*EXERCISE TASK:*
Output every line exactly as written. Leave out pictures.

*SOURCE EXCERPT:*
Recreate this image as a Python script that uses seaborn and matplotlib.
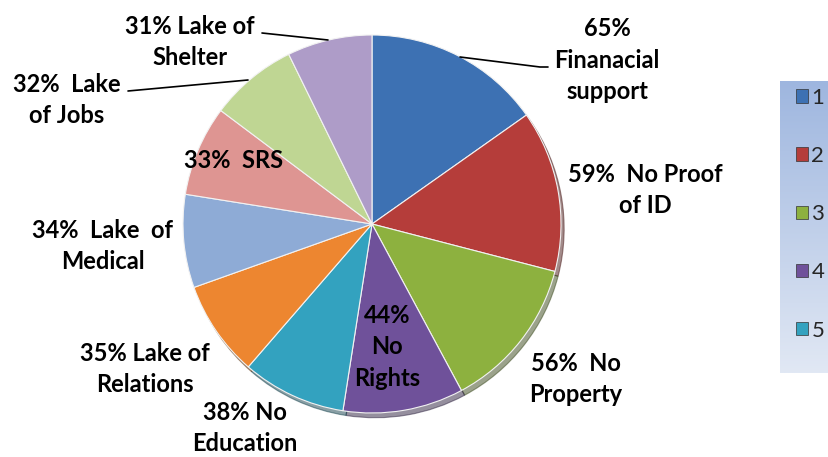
import numpy as np
import matplotlib
matplotlib.use('Agg')
import matplotlib.pyplot as plt
import seaborn as sns

sns.set_theme(style='white')
plt.rcParams['font.family'] = ['Lato', 'DejaVu Sans']

# data
values = [65, 59, 56, 44, 38, 35, 34, 33, 32, 31]
labels = ['65%\nFinanacial\nsupport', '59%  No Proof\nof ID', '56%  No\nProperty',
          '44%\nNo\nRights', '38% No\nEducation', '35% Lake of\nRelations',
          '34%  Lake  of\nMedical', '33%  SRS', '32%  Lake\nof Jobs',
          '31% Lake of\nShelter']
legend_names = ['1', '2', '3', '4', '5']
colors = ['#3D71B3', '#B53D3A', '#8DB13F', '#6F519A', '#33A2BF',
          '#ED8630', '#8EABD6', '#DE9592', '#BFD693', '#AE9CC8']

# label positions in pixels (x, y) of the 829x457 canvas
label_px = [(607, 60), (645, 190), (576, 379), (387, 347), (245, 428),
            (145, 369), (103, 246), (234, 160), (67, 100), (190, 42)]
# leader lines (pixel polylines)
leaders = {0: [(460, 57), (540, 67), (548, 67)],
           8: [(128, 91), (248, 80)],
           9: [(262, 33), (328, 40)]}

W, H = 829, 457
cx, cy, r = 372, 224, 189

fig = plt.figure(figsize=(W / 100, H / 100), dpi=100)
ax = fig.add_axes([(cx - r) / W, (H - cy - r) / H, 2 * r / W, 2 * r / H])
wedges, _ = ax.pie(values, colors=colors, startangle=90, counterclock=False,
                   radius=1, wedgeprops=dict(edgecolor='#f2f2f2', linewidth=0.8),
                   shadow={'ox': 0.012, 'oy': -0.018, 'shade': 0.6})
ax.set_xlim(-1, 1)
ax.set_ylim(-1, 1)
ax.set_aspect('auto')
ax.axis('off')


def to_data(p):
    return ((p[0] - cx) / r, (cy - p[1]) / r)


for i, (lab, p) in enumerate(zip(labels, label_px)):
    x, y = to_data(p)
    ax.text(x, y, lab, ha='center', va='center', fontsize=17, fontweight='bold',
            color='black', linespacing=1.45, clip_on=False)

for i, pts in leaders.items():
    d = np.array([to_data(p) for p in pts])
    ax.plot(d[:, 0], d[:, 1], color='black', lw=1.2, clip_on=False)

# legend background with gradient
lax = fig.add_axes([780 / W, (H - 373) / H, 60 / W, 292 / H])
grad = np.linspace(0, 1, 256).reshape(-1, 1)
cmap = matplotlib.colors.LinearSegmentedColormap.from_list('g', ['#9EB6DF', '#E1E8F4'])
lax.imshow(grad, aspect='auto', cmap=cmap, extent=[0, 1, 0, 1])
lax.set_xlim(0, 1)
lax.set_ylim(0, 1)
lax.axis('off')

handles = [matplotlib.patches.Patch(facecolor=colors[i], edgecolor='#333333', linewidth=0.5)
           for i in range(len(legend_names))]
leg = fig.legend(handles, legend_names, loc='upper left', bbox_to_anchor=(778 / W, (H - 70) / H),
                 frameon=False, fontsize=16, handlelength=0.55, handleheight=0.55,
                 handletextpad=0.15, labelspacing=1.72, borderpad=0.3)

fig.savefig('out.png', dpi=100)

*FULL OUTPUT:*
Recreate this image as a Python script that uses seaborn and matplotlib.
import numpy as np
import matplotlib
matplotlib.use('Agg')
import matplotlib.pyplot as plt
import seaborn as sns

sns.set_theme(style='white')
plt.rcParams['font.family'] = ['Lato', 'DejaVu Sans']

# data
values = [65, 59, 56, 44, 38, 35, 34, 33, 32, 31]
labels = ['65%\nFinanacial\nsupport', '59%  No Proof\nof ID', '56%  No\nProperty',
          '44%\nNo\nRights', '38% No\nEducation', '35% Lake of\nRelations',
          '34%  Lake  of\nMedical', '33%  SRS', '32%  Lake\nof Jobs',
          '31% Lake of\nShelter']
legend_names = ['1', '2', '3', '4', '5']
colors = ['#3D71B3', '#B53D3A', '#8DB13F', '#6F519A', '#33A2BF',
          '#ED8630', '#8EABD6', '#DE9592', '#BFD693', '#AE9CC8']

# label positions in pixels (x, y) of the 829x457 canvas
label_px = [(607, 60), (645, 190), (576, 379), (387, 347), (245, 428),
            (145, 369), (103, 246), (234, 160), (67, 100), (190, 42)]
# leader lines (pixel polylines)
leaders = {0: [(460, 57), (540, 67), (548, 67)],
           8: [(128, 91), (248, 80)],
           9: [(262, 33), (328, 40)]}

W, H = 829, 457
cx, cy, r = 372, 224, 189

fig = plt.figure(figsize=(W / 100, H / 100), dpi=100)
ax = fig.add_axes([(cx - r) / W, (H - cy - r) / H, 2 * r / W, 2 * r / H])
wedges, _ = ax.pie(values, colors=colors, startangle=90, counterclock=False,
                   radius=1, wedgeprops=dict(edgecolor='#f2f2f2', linewidth=0.8),
                   shadow={'ox': 0.012, 'oy': -0.018, 'shade': 0.6})
ax.set_xlim(-1, 1)
ax.set_ylim(-1, 1)
ax.set_aspect('auto')
ax.axis('off')


def to_data(p):
    return ((p[0] - cx) / r, (cy - p[1]) / r)


for i, (lab, p) in enumerate(zip(labels, label_px)):
    x, y = to_data(p)
    ax.text(x, y, lab, ha='center', va='center', fontsize=17, fontweight='bold',
            color='black', linespacing=1.45, clip_on=False)

for i, pts in leaders.items():
    d = np.array([to_data(p) for p in pts])
    ax.plot(d[:, 0], d[:, 1], color='black', lw=1.2, clip_on=False)

# legend background with gradient
lax = fig.add_axes([780 / W, (H - 373) / H, 60 / W, 292 / H])
grad = np.linspace(0, 1, 256).reshape(-1, 1)
cmap = matplotlib.colors.LinearSegmentedColormap.from_list('g', ['#9EB6DF', '#E1E8F4'])
lax.imshow(grad, aspect='auto', cmap=cmap, extent=[0, 1, 0, 1])
lax.set_xlim(0, 1)
lax.set_ylim(0, 1)
lax.axis('off')

handles = [matplotlib.patches.Patch(facecolor=colors[i], edgecolor='#333333', linewidth=0.5)
           for i in range(len(legend_names))]
leg = fig.legend(handles, legend_names, loc='upper left', bbox_to_anchor=(778 / W, (H - 70) / H),
                 frameon=False, fontsize=16, handlelength=0.55, handleheight=0.55,
                 handletextpad=0.15, labelspacing=1.72, borderpad=0.3)

fig.savefig('out.png', dpi=100)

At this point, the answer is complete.